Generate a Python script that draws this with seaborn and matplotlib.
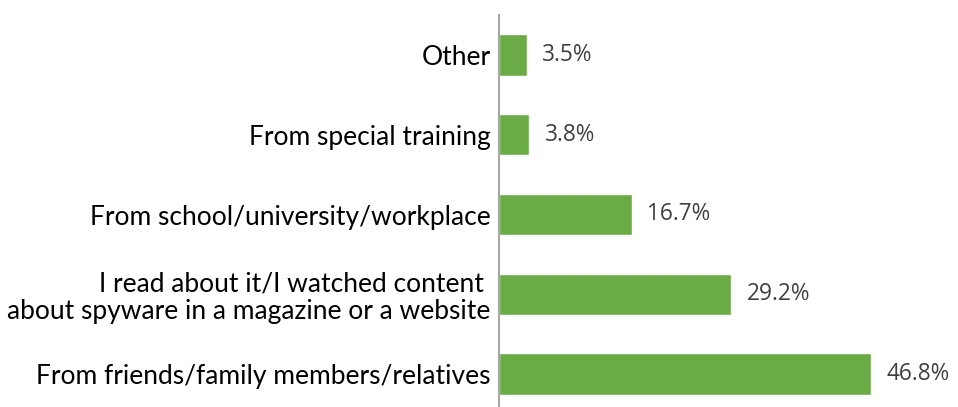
import matplotlib
matplotlib.use('Agg')
import matplotlib.pyplot as plt
import seaborn as sns
import pandas as pd

categories = ['Other',
              'From special training',
              'From school/university/workplace',
              'I read about it/I watched content \nabout spyware in a magazine or a website',
              'From friends/family members/relatives']
shares = [3.5, 3.8, 16.7, 29.2, 46.8]

df = pd.DataFrame({'category': categories, 'share': shares})

sns.set_theme(style='white')
plt.rcParams['font.family'] = ['Lato', 'DejaVu Sans']

fig = plt.figure(figsize=(9.58, 4.07), dpi=100)
ax = fig.add_axes([499 / 958, -7 / 407, 459 / 958, 399 / 407])

sns.barplot(data=df, y='category', x='share', orient='h', color='#6aab45',
            width=0.52, saturation=1, ax=ax)

for c in ax.containers:
    ax.bar_label(c, labels=[f'{v:.1f}%' for v in shares], padding=11,
                 fontsize=16.3, color='#404040', family=['Open Sans', 'DejaVu Sans'])

ax.set_xlim(0, 57.7)
ax.set_ylim(4.5, -0.5)
ax.set_xlabel('')
ax.set_ylabel('')
ax.set_xticks([])
ax.tick_params(axis='y', length=0, pad=6, labelsize=19, labelcolor='black')
for lbl in ax.get_yticklabels():
    lbl.set_linespacing(1.1)
for s in ['top', 'right', 'bottom']:
    ax.spines[s].set_visible(False)
ax.spines['left'].set_color('#a6a6a6')
ax.spines['left'].set_linewidth(1.5)

fig.savefig('out.png', dpi=100)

•••••

Write down every line from the opening of the listing to the line with "fontsize=16.3, color='#404040', family=['Open", both included, and nothing else; the pictures are omitted.

Generate a Python script that draws this with seaborn and matplotlib.
import matplotlib
matplotlib.use('Agg')
import matplotlib.pyplot as plt
import seaborn as sns
import pandas as pd

categories = ['Other',
              'From special training',
              'From school/university/workplace',
              'I read about it/I watched content \nabout spyware in a magazine or a website',
              'From friends/family members/relatives']
shares = [3.5, 3.8, 16.7, 29.2, 46.8]

df = pd.DataFrame({'category': categories, 'share': shares})

sns.set_theme(style='white')
plt.rcParams['font.family'] = ['Lato', 'DejaVu Sans']

fig = plt.figure(figsize=(9.58, 4.07), dpi=100)
ax = fig.add_axes([499 / 958, -7 / 407, 459 / 958, 399 / 407])

sns.barplot(data=df, y='category', x='share', orient='h', color='#6aab45',
            width=0.52, saturation=1, ax=ax)

for c in ax.containers:
    ax.bar_label(c, labels=[f'{v:.1f}%' for v in shares], padding=11,
                 fontsize=16.3, color='#404040', family=['Open Sans', 'DejaVu Sans'])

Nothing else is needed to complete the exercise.